Her current commission was for a man grieving the loss of his wife. He wanted a place where he could experience their wedding day one last time, perfectly, without the pain of the subsequent loss clouding the memory.
Anya met him in an empty field at the edge of the city. She didn't bring blueprints; she brought jars of collected light—afternoon sun from twenty years ago—and spools of nearly transparent wire. She began to weave the air itself.
She constructed a small chapel that shimmered in the heat haze. The floor felt like the exact grass they stood on. The air held the specific scent of the roses in his wife's bouquet. The light entering the windows was filtered precisely as it had been at 4:00 PM on that specific day.
The man walked through the entrance, tears streaming down his face as the sound of their original wedding song started to play, impossibly, from the walls. He stayed inside for hours. Anya waited patiently outside, knowing her work was delicate.

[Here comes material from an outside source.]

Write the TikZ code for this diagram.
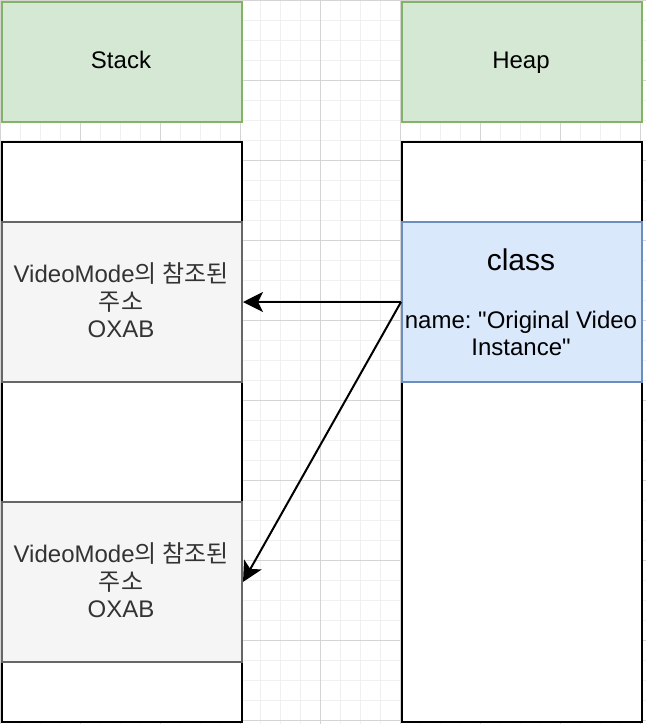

When he emerged at sunset, he looked exhausted but lighter. He didn't speak. He simply handed her a small, sealed envelope containing her payment and walked away.
Anya watched him go, then took out a small, metallic sphere. She touched a button. Her ephemeral structure began to shimmer, fold, and dissolve into the twilight air, disappearing completely, leaving only an empty field behind. Her job was to build places for goodbyes, and her greatest skill was knowing how to perfectly erase them afterward.